The perpetual tendency to re-interpret the faith has resulted in the resurgence of gnostic-style influences being alive and well in the world today, and through these influences a newfound focus on Gnosticism itself has arisen.

The primary of these influences is the tendency to interpret the faith in the light of the popular philosophy of the day, which in turn leads to a relativising and a watering-down of the truth.

The danger that this presents to the church is not something seen only by those defenders of the faith such as Chesterton.
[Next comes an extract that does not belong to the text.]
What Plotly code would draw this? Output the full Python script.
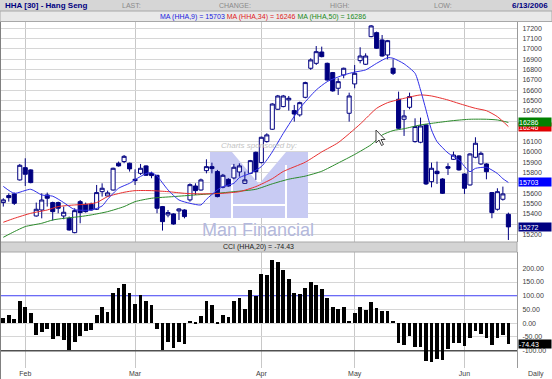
import plotly.graph_objects as go

# ---------------- data ----------------
idx = list(range(93))
month_ticks = [4, 24, 47, 64, 84]
month_labels = ["Feb", "Mar", "Apr", "May", "Jun"]

opens = [15508,15576,15592,15728,15847,15825,15378,15436,15582,15508,
         15508,15378,15355,15216,15517,15491,15491,15443,15614,15572,
         15630,15890,15906,15890,15734,15792,15864,15792,15773,15469,
         15388,15398,15427,15436,15534,15669,15630,15818,15857,15809,
         15657,15734,15747,15805,15695,15792,15996,15896,16100,16220,
         16414,16440,16505,16401,16359,16530,16812,16860,16970,16860,
         16770,16618,16747,16375,16660,16886,16851,17119,17158,17087,
         16941,16812,16511,16317,16433,16100,16094,16262,15711,15812,
         15737,15857,15928,15961,15786,15679,15948,15883,15883,15605,
         15443,15540,15394]
highs = [15550,15598,15605,15883,15938,15831,15508,15598,15605,15517,
         15517,15469,15372,15453,15533,15508,15508,15679,15695,15624,
         15847,15906,15970,15896,15831,15883,15870,15808,15776,15475,
         15436,15404,15453,15443,15695,15695,15741,15928,15896,15825,
         15786,15744,15883,15889,15809,15922,16003,16148,16181,16472,
         16553,16553,16543,16456,16488,16682,16909,17028,17022,16867,
         16776,16715,16818,16575,16844,17016,16957,17232,17168,17135,
         17087,16899,16585,16407,16575,16326,16333,16271,15896,15906,
         15744,15890,16003,15967,15792,15987,16142,16003,15890,15611,
         15647,15663,15410]
lows = [15469,15517,15485,15721,15669,15695,15372,15355,15469,15333,
        15404,15346,15236,15210,15307,15411,15430,15436,15566,15566,
        15624,15857,15890,15809,15679,15776,15766,15744,15404,15236,
        15365,15294,15339,15355,15517,15582,15624,15792,15792,15559,
        15647,15663,15734,15760,15689,15786,15728,15889,16090,16213,
        16407,16433,16401,16294,16342,16520,16796,16844,16918,16692,
        16585,16553,16715,16294,16618,16860,16844,17113,16999,16925,
        16899,16747,16220,16155,16414,16090,16084,15679,15656,15689,
        15592,15776,15922,15818,15592,15673,15938,15873,15734,15356,
        15430,15527,15145]
closes = [15534,15556,15501,15870,15783,15702,15443,15533,15550,15420,
          15453,15414,15242,15430,15411,15420,15436,15605,15647,15602,
          15841,15864,15957,15835,15721,15841,15773,15770,15453,15323,
          15411,15300,15446,15372,15682,15624,15728,15857,15838,15566,
          15773,15669,15851,15864,15728,15915,15808,16142,16165,16465,
          16543,16543,16521,16368,16478,16673,16893,16973,16925,16698,
          16592,16682,16812,16543,16763,16931,16931,17223,17006,16931,
          17080,16763,16229,16349,16537,16246,16252,15689,15841,15789,
          15598,15841,15970,15825,15647,15980,16084,15986,15808,15411,
          15614,15592,15272]

ma9_x = [0,2,5,7,9,11,13,16,18,19,21,23,24,26,27,28,30,32,34,36,37,39,40,42,43,
         45,47,48,49,51,54,57,59,62,64,66,68,70,71,73,75,76,77,78,79,81,83,85,86,88,90,91,92]
ma9_y = [15665,15598,15637,15582,15570,15508,15440,15436,15475,15540,15647,15695,15730,
         15790,15799,15765,15631,15533,15501,15485,15540,15631,15663,15695,15750,15792,
         15857,15922,16000,16180,16423,16601,16682,16747,16775,16796,16860,16915,16909,
         16855,16763,16601,16407,16213,16100,15990,15920,15808,15840,15850,15790,15740,15703]
ma34_x = [0,2,5,8,10,13,15,17,19,22,24,27,30,33,36,40,43,46,49,51,55,58,61,65,68,70,
          73,76,78,81,83,86,88,90,92]
ma34_y = [15317,15355,15404,15436,15469,15485,15491,15508,15566,15608,15624,15624,15614,
          15598,15592,15598,15614,15663,15740,15810,15900,16000,16090,16270,16423,16478,
          16520,16553,16543,16504,16470,16423,16400,16342,16246]
ma50_x = [0,2,4,7,9,11,14,16,19,22,24,27,31,35,39,42,46,49,52,55,58,61,64,67,69,71,73,
          76,79,82,85,88,90,92]
ma50_y = [15171,15226,15275,15307,15339,15355,15372,15388,15420,15469,15517,15550,15566,
          15582,15598,15614,15637,15690,15735,15765,15812,15892,15975,16070,16164,16207,
          16225,16262,16284,16304,16317,16317,16310,16286]

cci = [20,30,14,81,60,37,-44,-31,-21,-58,
       -45,-61,-96,-70,-48,-28,-26,30,58,42,
       111,129,142,110,71,103,82,65,-21,-96,
       -70,-91,-67,-77,8,5,26,82,67,3,
       29,24,80,92,50,121,99,179,176,231,
       224,195,160,110,106,127,149,139,125,91,
       58,50,58,8,38,59,48,77,54,43,
       44,8,-71,-79,-47,-87,-88,-138,-143,-132,
       -134,-95,-71,-73,-82,-55,-28,-38,-54,-79,
       -55,-43,-74.43]
cci_ticks = [-100, -50, 0, 50, 100, 150, 200]
cci_ticktext = ["-100.00", "-50.00", "0.00", "50.00", "100.00", "150.00", "200.00"]

price_ticks = [15200, 15300, 15400, 15500, 15600, 15700, 15800, 15900, 16000, 16100, 16200,
               16300, 16400, 16500, 16600, 16700, 16800, 16900, 17000, 17100, 17200]
# labels hidden where the value boxes sit on top of them
covered = [15300, 15700, 16200, 16300]
price_ticktext = ["" if v in covered else str(v) for v in price_ticks]

last_ma9, last_ma34, last_ma50 = 15703, 16246, 16286
last_close = 15272
last_cci = -74.43

# ---------------- geometry helpers ----------------
W, H = 552, 379
ML, MR, MT, MB = 1, 35, 22, 11
PW, PH = W - ML - MR, H - MT - MB
def px(x):
    return (x - ML) / PW
def py(y):
    return (H - MB - y) / PH
def ix(x):   # pixel -> index coordinate (for decorations)
    return (x - 3.3) / 5.49
def pv(y):   # pixel -> price coordinate (for decorations)
    return 17200 - (y - 28.3) / 0.103

FONT = "Arial, Liberation Sans, sans-serif"
NAVY = "#000080"

fig = go.Figure()

fig.add_trace(go.Candlestick(
    x=idx, open=opens, high=highs, low=lows, close=closes,
    increasing=dict(line=dict(color=NAVY, width=1), fillcolor="white"),
    decreasing=dict(line=dict(color=NAVY, width=1), fillcolor=NAVY),
    whiskerwidth=0, showlegend=False, hoverinfo="skip",
    xaxis="x", yaxis="y"))

for xs, ys, col in [(ma50_x, ma50_y, "#2a8a2a"), (ma34_x, ma34_y, "#e83030"),
                    (ma9_x, ma9_y, "#3030e8")]:
    fig.add_trace(go.Scatter(x=xs, y=ys, mode="lines",
                             line=dict(color=col, width=1, shape="spline", smoothing=0.6),
                             showlegend=False, hoverinfo="skip", xaxis="x", yaxis="y"))

fig.add_trace(go.Bar(x=idx, y=cci, width=0.68, marker=dict(color="black", line=dict(width=0)),
                     showlegend=False, hoverinfo="skip", xaxis="x2", yaxis="y2"))

xr = [ix(ML), ix(W - MR)]
grid = "#d6d6d6"
fig.update_layout(
    width=W, height=H, margin=dict(l=ML, r=MR, t=MT, b=MB),
    paper_bgcolor="white", plot_bgcolor="rgba(0,0,0,0)",
    font=dict(family=FONT, size=7, color="#404040"),
    boxgap=0.14, boxgroupgap=0.14, bargap=0,
    xaxis=dict(domain=[0, 1], range=xr, anchor="y", tickvals=month_ticks,
               showticklabels=False, showgrid=True, gridcolor="#c8c8c8", gridwidth=1,
               zeroline=False, rangeslider=dict(visible=False), showline=False, ticks=""),
    yaxis=dict(domain=[py(242), 1], range=[pv(242), pv(22)], side="right", anchor="x",
               tickvals=price_ticks, ticktext=price_ticktext, showgrid=True, gridcolor=grid,
               zeroline=False, showline=True, linecolor="#9a9a9a", ticks="",
               ticklabelstandoff=3, tickfont=dict(size=7, color="#404040")),
    xaxis2=dict(domain=[0, 1], range=xr, anchor="y2", tickvals=month_ticks,
                ticktext=month_labels, showgrid=True, gridcolor="#c8c8c8",
                zeroline=False, ticks="", showline=False, tickfont=dict(size=7, color="#404040")),
    yaxis2=dict(domain=[0, py(252)], range=[-163.2, 259.4], side="right", anchor="x2",
                tickvals=cci_ticks, ticktext=cci_ticktext, showgrid=True, gridcolor=grid,
                zeroline=False, showline=True, linecolor="#9a9a9a", ticks="",
                ticklabelstandoff=3, tickfont=dict(size=7, color="#404040")),
)

shapes = []
# header rows
shapes.append(dict(type="rect", xref="paper", yref="paper", x0=px(0), x1=px(W), y0=py(11), y1=py(0),
                   fillcolor="#d6d6d6", line=dict(width=0), layer="above"))
shapes.append(dict(type="rect", xref="paper", yref="paper", x0=px(0), x1=px(W), y0=py(21.5), y1=py(11),
                   fillcolor="#e9e9e9", line=dict(color="#a8a8a8", width=1), layer="above"))
# CCI title bar
shapes.append(dict(type="rect", xref="paper", yref="paper", x0=px(0), x1=px(517), y0=py(252), y1=py(242),
                   fillcolor="#d4d4d4", line=dict(color="#a8a8a8", width=1), layer="above"))
# left border
shapes.append(dict(type="line", xref="paper", yref="paper", x0=px(0.5), x1=px(0.5), y0=py(379), y1=py(22),
                   line=dict(color="#808080", width=1)))
# CCI reference lines (drawn under the bars)
shapes.append(dict(type="line", xref="x2", yref="y2", x0=xr[0], x1=xr[1], y0=100, y1=100,
                   line=dict(color="#4848ff", width=1), layer="between"))
shapes.append(dict(type="line", xref="x2", yref="y2", x0=xr[0], x1=xr[1], y0=-100, y1=-100,
                   line=dict(color="#505050", width=1.5), layer="between"))
# sponsor logo (M block)
pts = [(210, 152), (232, 152), (259, 184), (286, 152), (308, 152), (308, 218), (210, 218)]
path = "M " + " L ".join(f"{ix(a):.4f},{pv(b):.2f}" for a, b in pts) + " Z"
shapes.append(dict(type="path", xref="x", yref="y", path=path,
                   fillcolor="#c8cbf3", line=dict(width=0), layer="between"))
for (a0, b0, a1, b1) in [(232, 165, 232, 218), (286, 165, 286, 218), (232, 205, 286, 205)]:
    shapes.append(dict(type="line", xref="x", yref="y", x0=ix(a0), y0=pv(b0),
                       x1=ix(a1), y1=pv(b1), line=dict(color="white", width=2), layer="between"))
# mouse cursor
cur = [(376, 130), (376, 143), (379, 140), (381.5, 145.5), (383.5, 144.5), (381, 139.5), (385, 139.5)]
cpath = "M " + " L ".join(f"{ix(a):.4f},{pv(b):.2f}" for a, b in cur) + " Z"
shapes.append(dict(type="path", xref="x", yref="y", path=cpath,
                   fillcolor="white", line=dict(color="#404040", width=1), layer="above"))
fig.update_layout(shapes=shapes)

ann = []
def A(text, x, y, size=7, color="#404040", xanchor="left", **kw):
    ann.append(dict(text=text, x=px(x), y=py(y), xref="paper", yref="paper", showarrow=False,
                    xanchor=xanchor, yanchor="middle", font=dict(family=FONT, size=size, color=color), **kw))

A("<b>HHA [30] - Hang Seng</b>", 3, 5.5, size=8, color=NAVY)
A("LAST:", 120, 5.5, color="#8a8a8a")
A("CHANGE:", 217, 5.5, color="#8a8a8a")
A("HIGH:", 328, 5.5, color="#8a8a8a")
A("LOW:", 432, 5.5, color="#8a8a8a")
A("<b>6/13/2006</b>", 550, 5.5, size=8, color=NAVY, xanchor="right")
A(f"<span style='color:#2020e0'>MA (HHA,9) = {last_ma9}</span> "
  f"<span style='color:#e02020'>MA (HHA,34) = {last_ma34}</span> "
  f"<span style='color:#1a8a1a'>MA (HHA,50) = {last_ma50}</span>", 263, 16.5, xanchor="center")
A(f"CCI (HHA,20) = {last_cci}", 258, 247, color="#202020", xanchor="center")
A("Daily", 536, 373.5, xanchor="center")
A("<i>Charts sponsored by:</i>", 259, 145, size=8, color="#c4c4c4", xanchor="center")
A("Man Financial", 258, 230, size=18, color="#b4b9dc", xanchor="center")

# value boxes on right axis
def box(val, yref, bg):
    ann.append(dict(text=f"{val}", x=1, y=val, xref="paper", yref=yref, showarrow=False,
                    xanchor="left", yanchor="middle", xshift=1, align="left", width=32, height=8,
                    bgcolor=bg, borderpad=0, font=dict(family=FONT, size=7, color="white")))
box(last_ma34, "y", "#e00000")
box(last_ma50, "y", "#008000")
box(last_ma9, "y", "#0000ff")
box(last_close, "y", NAVY)
box(last_cci, "y2", "black")
fig.update_layout(annotations=ann)

fig.write_html("out.html", config={"displayModeBar": False},
               post_script="document.body.style.margin='0';")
Quite the contrary, those promoting such gnostic views realize exactly what the danger is; as Elaine Pagels puts it, “Had Christianity remained multiform, it might well have disappeared from history, along with dozens of rival religious cults of antiquity.”

The difference lies in the fact that those such as Pagels view having dozens of rival religious cults as a better thing than having only one, because in the opinion of herself and those like her all of the rivaling cults are merely diverse approaches to truth and God. Because such individuals places no real truth-value on orthodox Christianity it is not a true problem for them if it fades into obscurity beneath a newfound diversity – indeed, that would be a good thing from their perspective.

Yet with a proper understanding of Scripture and of the theological and philosophic issues surrounding it, the Christian is aware of just how dangerous these trends can be.

Gnosticism is far from dead; as put by Alister McGrath, “Its echo is heard today in those who interpret Christianity as a religion of self-discovery, not redemption.” 

The Christian knows that grace and redemption is what is needed by the world, and it is with this in mind that they are called to fight against the influences which would try and make the faith palatable by making it relative.